We cannot ignore the reality of grades. Exams matter, benchmarks matter, and your child absolutely needs to know how to score. They must master scientific keywords and know exactly how to structure an open-ended answer.

But focusing only on the exam strategies creates a fragile learner who panics the moment a question deviates from their assessment book.

The solution isn’t to choose between “Fun Science” and “Exam Science.” The solution is to merge them.

Children need to be taught:

  1. The joy of scientific discovery to build confidence.
  2. AND the precise analytical frameworks required to ace the paper.

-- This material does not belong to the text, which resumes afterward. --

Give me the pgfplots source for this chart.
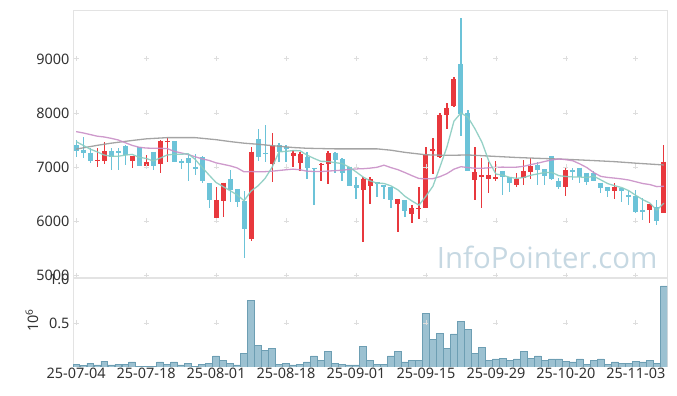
\documentclass[border=0pt]{standalone}
\usepackage{fontspec}
\setmainfont{Noto Sans}
\newfontfamily\wmfont{Open Sans}
\usepackage{pgfplots}
\usepackage{pgfplotstable}
\pgfplotsset{compat=1.18}
\definecolor{upc}{HTML}{E8383D}
\definecolor{dnc}{HTML}{6CC3D8}
\definecolor{maA}{HTML}{8ACCC0}
\definecolor{maB}{HTML}{C98FC6}
\definecolor{maC}{HTML}{9A9A9A}
\definecolor{volf}{HTML}{9CC1D1}
\definecolor{vole}{HTML}{6D9EB3}
\definecolor{gridc}{HTML}{DDDDDD}
\definecolor{axc}{HTML}{E3E3E3}
\definecolor{wm}{HTML}{C6D8E2}
\definecolor{txt}{HTML}{333333}

% up candles (close > open): i open high low close
\pgfplotstableread{
i o h l c
3 7120 7346 7005 7135
4 7117 7470 7050 7296
8 7117 7204 6976 7204
10 7024 7222 6976 7087
12 7056 7500 6895 7481
13 7457 7531 7100 7487
20 6061 6624 6018 6389
21 6376 6709 6080 6709
25 5667 7376 5635 7283
28 7056 7624 6716 7389
31 7210 7315 7006 7265
32 7080 7283 6932 7240
35 7040 7080 6746 7060
36 7050 7296 6680 7254
41 6574 6820 5606 6778
42 6654 6820 6309 6778
46 6309 6407 5802 6407
48 6130 6296 5969 6246
49 6230 6635 6037 6240
50 6246 7376 6246 7222
51 7302 7531 6870 7333
52 7191 7994 7160 7963
53 7963 8191 7698 8098
54 8135 8672 8117 8624
57 6760 7376 6389 6900
58 6810 7160 6235 6852
59 6778 7100 6513 6852
60 6780 7110 6740 6810
63 6667 6883 6620 6772
64 6790 7130 6667 6926
65 6913 7172 6772 7019
70 6624 6976 6463 6945
77 6561 6698 6402 6624
82 6204 6315 5969 6315
84 6154 7407 6154 7100
}\upT

% down candles (close < open)
\pgfplotstableread{
i o h l c
0 7407 7500 7185 7302
1 7315 7550 7160 7254
2 7265 7346 7080 7117
5 7296 7346 6940 7190
6 7296 7346 6945 7254
7 7389 7407 7037 7222
9 7376 7376 7024 7024
11 7283 7283 6945 7024
14 7481 7481 7100 7100
15 7117 7142 6957 7080
16 7167 7240 6746 7080
17 7006 7235 6852 6957
18 7180 7204 6698 6746
19 6698 6698 6235 6389
22 6778 6944 6357 6574
23 6593 6593 6254 6357
24 6370 6561 5309 5852
26 7519 7698 7110 7191
27 7260 7778 7098 7250
29 7407 7438 7098 7283
30 7370 7400 7100 7330
33 7191 7283 6772 6976
34 6990 6990 6296 6980
37 7265 7283 6883 7130
38 7148 7160 6746 6895
39 7006 7006 6654 6654
40 6667 6820 6402 6617
43 6716 6716 6450 6679
44 6667 6667 6402 6624
45 6624 6624 6235 6389
47 6389 6389 6080 6185
55 8907 9754 7574 7981
56 7994 8056 6932 6932
61 6926 6926 6480 6820
62 6820 6820 6540 6698
66 7037 7098 6667 6944
67 6957 6957 6667 6833
68 7204 7204 6760 6772
69 6740 6800 6600 6624
71 6945 6990 6760 6907
72 6990 6990 6700 6820
73 6895 6895 6667 6728
74 6895 6930 6740 6740
75 6709 6709 6513 6605
76 6624 6624 6450 6561
78 6605 6605 6357 6561
79 6481 6561 6296 6450
80 6469 6574 6140 6172
81 6204 6420 6018 6161
83 6254 6389 5926 6006
}\dnT

% 5-day moving average
\pgfplotstableread{
i v
0 7470
1 7400
2 7330
3 7280
4 7221
5 7198
6 7198
7 7219
8 7233
9 7179
10 7158
11 7112
12 7164
13 7221
14 7236
15 7234
16 7246
17 7141
18 6993
19 6850
20 6712
21 6638
22 6561
23 6484
24 6376
25 6555
26 6651
27 6787
28 6993
29 7279
30 7289
31 7303
32 7301
33 7219
34 7158
35 7104
36 7102
37 7080
38 7064
39 6999
40 6910
41 6815
42 6744
43 6701
44 6695
45 6650
46 6575
47 6457
48 6370
49 6293
50 6460
51 6645
52 7001
53 7371
54 7848
55 8000
56 7920
57 7707
58 7458
59 7103
60 6869
61 6847
62 6806
63 6790
64 6805
65 6847
66 6872
67 6899
68 6899
69 6838
70 6824
71 6816
72 6814
73 6805
74 6828
75 6760
76 6691
77 6652
78 6618
79 6560
80 6474
81 6394
82 6332
83 6201
84 6331
}\maAT

% 20-day moving average
\pgfplotstableread{
i v
0 7654
1 7630
2 7600
3 7570
4 7555
5 7530
6 7500
7 7450
8 7400
9 7365
10 7350
11 7346
12 7346
13 7340
14 7290
15 7260
16 7230
17 7190
18 7150
19 7121
20 7076
21 7049
22 7021
23 6983
24 6910
25 6915
26 6912
27 6913
28 6922
29 6935
30 6948
31 6960
32 6948
33 6922
34 6916
35 6915
36 6924
37 6932
38 6940
39 6953
40 6964
41 6968
42 6978
43 6994
44 7033
45 6988
46 6949
47 6896
48 6839
49 6786
50 6781
51 6784
52 6821
53 6877
54 6959
55 7005
56 6989
57 6977
58 6975
59 6985
60 6995
61 6997
62 6993
63 6997
64 7013
65 7044
66 7071
67 7103
68 7130
69 7149
70 7135
71 7114
72 7056
73 6988
74 6894
75 6825
76 6806
77 6793
78 6778
79 6758
80 6726
81 6693
82 6674
83 6636
84 6644
}\maBT

% 60-day moving average
\pgfplotstableread{
i v
0 7330
3 7400
5 7440
8 7490
10 7520
13 7543
17 7543
20 7505
22 7470
24 7440
26 7420
28 7395
31 7360
33 7346
37 7335
43 7335
45 7310
47 7270
50 7225
53 7215
56 7222
60 7195
63 7175
66 7160
70 7142
74 7118
77 7098
80 7070
84 7037
}\maCT

% volume (millions)
\pgfplotstableread{
i v
0 0.034
1 0.015
2 0.045
3 0.023
4 0.068
5 0.023
6 0.034
7 0.034
8 0.057
9 0.011
10 0.011
11 0.011
12 0.057
13 0.034
14 0.057
15 0.023
16 0.045
17 0.011
18 0.034
19 0.045
20 0.125
21 0.079
22 0.045
23 0.023
24 0.158
25 0.758
26 0.249
27 0.192
28 0.215
29 0.034
30 0.045
31 0.023
32 0.034
33 0.057
34 0.125
35 0.079
36 0.181
37 0.045
38 0.034
39 0.023
40 0.023
41 0.238
42 0.079
43 0.034
44 0.034
45 0.125
46 0.181
47 0.057
48 0.079
49 0.079
50 0.611
51 0.317
52 0.385
53 0.215
54 0.377
55 0.521
56 0.430
57 0.158
58 0.226
59 0.079
60 0.091
61 0.102
62 0.079
63 0.091
64 0.181
65 0.102
66 0.125
67 0.079
68 0.091
69 0.091
70 0.068
71 0.057
72 0.091
73 0.034
74 0.079
75 0.091
76 0.034
77 0.057
78 0.045
79 0.045
80 0.068
81 0.057
82 0.079
83 0.045
84 0.921
}\volT

% grid crosses (price panel)
\pgfplotstableread{
x y
0 5000
10 5000
20 5000
30 5000
40 5000
50 5000
60 5000
70 5000
80 5000
0 6000
10 6000
20 6000
30 6000
40 6000
50 6000
60 6000
70 6000
80 6000
0 7000
10 7000
20 7000
30 7000
40 7000
50 7000
60 7000
70 7000
80 7000
0 8000
10 8000
20 8000
30 8000
40 8000
50 8000
60 8000
70 8000
80 8000
0 9000
10 9000
20 9000
30 9000
40 9000
50 9000
60 9000
70 9000
80 9000
}\gridT

\pgfplotstableread{
x y
0 0.5
10 0.5
20 0.5
30 0.5
40 0.5
50 0.5
60 0.5
70 0.5
80 0.5
}\gridV

\pgfplotsset{
  candle/.style n args={2}{draw=none, mark=none, forget plot,
    error bars/.cd, y dir=both, y explicit, error mark=none,
    error bar style={draw=#1, line width=#2, solid}},
}

\begin{document}
\begin{tikzpicture}
\path[use as bounding box] (0,0) rectangle (677bp,396bp);
\begin{axis}[
  name=price,
  at={(73bp,118bp)}, anchor=south west, scale only axis,
  width=594bp, height=268bp,
  xmin=-0.45, xmax=84.45, ymin=4945, ymax=9905,
  xtick={0,10,...,80}, xticklabels={},
  ytick={5000,6000,7000,8000,9000},
  major tick length=0pt,
  axis line style={draw=axc, line width=0.8bp},
  tick label style={font=\fontsize{14.5}{14.5}\selectfont, text=txt},
  /pgf/number format/assume math mode=true,
  /pgf/number format/set thousands separator={},
]
\node[anchor=base east, font=\wmfont\fontsize{29.5}{29.5}\selectfont, text=wm] at (rel axis cs:0.99,0.037) {InfoPointer.com};
\addplot[only marks, mark=+, mark size=2.5bp, draw=gridc, mark options={line width=0.8bp}] table[x=x,y=y] {\gridT};
% wicks
\addplot[candle={dnc}{1.1bp}]
  table[x=i, y=c, y error plus expr=\thisrow{h}-\thisrow{c}, y error minus expr=\thisrow{c}-\thisrow{l}] {\dnT};
\addplot[candle={upc}{1.1bp}]
  table[x=i, y=c, y error plus expr=\thisrow{h}-\thisrow{c}, y error minus expr=\thisrow{c}-\thisrow{l}] {\upT};
% bodies
\addplot[candle={dnc}{5bp}]
  table[x=i, y=o, y error plus expr=0, y error minus expr={max(\thisrow{o}-\thisrow{c},20)}] {\dnT};
\addplot[candle={upc}{5bp}]
  table[x=i, y=c, y error plus expr=0, y error minus expr={max(\thisrow{c}-\thisrow{o},20)}] {\upT};
% moving averages
\addplot[maC, line width=1.3bp, opacity=0.9] table[x=i,y=v] {\maCT};
\addplot[maB, line width=1.3bp, opacity=0.9] table[x=i,y=v] {\maBT};
\addplot[maA, line width=1.3bp, opacity=0.9] table[x=i,y=v] {\maAT};
\end{axis}

\begin{axis}[
  name=vol,
  at={(73bp,29bp)}, anchor=south west, scale only axis,
  width=594bp, height=88bp,
  xmin=-0.45, xmax=84.45, ymin=0, ymax=1.0,
  xtick={0,10,...,80},
  xticklabels={25-07-04,25-07-18,25-08-01,25-08-18,25-09-01,25-09-15,25-09-29,25-10-20,25-11-03},
  ytick={0.5,1.0}, yticklabels={0.5,1.0},
  major tick length=0pt,
  separate axis lines,
  x axis line style={draw=none},
  y axis line style={draw=axc, line width=0.8bp},
  tick label style={font=\fontsize{14.5}{14.5}\selectfont, text=txt},
  xticklabel style={yshift=2bp},
  ylabel={10\textsuperscript{6}},
  ylabel style={at={(axis description cs:-0.069,0.53)}, anchor=center, font=\fontsize{14.5}{14.5}\selectfont, text=txt},
]
\addplot[only marks, mark=+, mark size=2.5bp, draw=gridc, mark options={line width=0.8bp}] table[x=x,y=y] {\gridV};
\addplot[ybar, bar width=0.95, fill=volf, draw=vole, line width=0.6bp] table[x=i,y=v] {\volT};
\end{axis}
\draw[axc, line width=2bp] (price.south west) -- (price.south east);
\end{tikzpicture}
\end{document}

How We Bridge the Gap at Powerplay Edu Lab

At Powerplay Edu Lab, we refuse to let worksheets kill the wonder of Science. But we also refuse to let our students walk into an exam unprepared.

We utilize The Thinking Technique to help students break down complex experimental questions without panic. Instead of forcing kids to blindly memorize paragraphs of text, we use CER method. We teach them how to look at a real-world scenario, extract the underlying scientific context, and seamlessly translate it into the exact keywords exam markers are looking for.

We don’t teach children to choose between loving Science and scoring an AL1 or A*. They can and should do both.

🤔 A Question for Tonight

The next time your child sighs over their Science homework and says, “I hate Science,” stop and ask them a gentle but crucial question:

“Do you hate Science… or do you just hate the exams?”

Almost always, it’s the exams.

Underneath the stress of the worksheets is a beautiful subject that explains everything from lightning bolts and magnets to how our own bodies breathe. When you help your child reconnect with that sense of wonder, the fear vanishes.

And the most surprising part? That is exactly when the top marks start rolling in.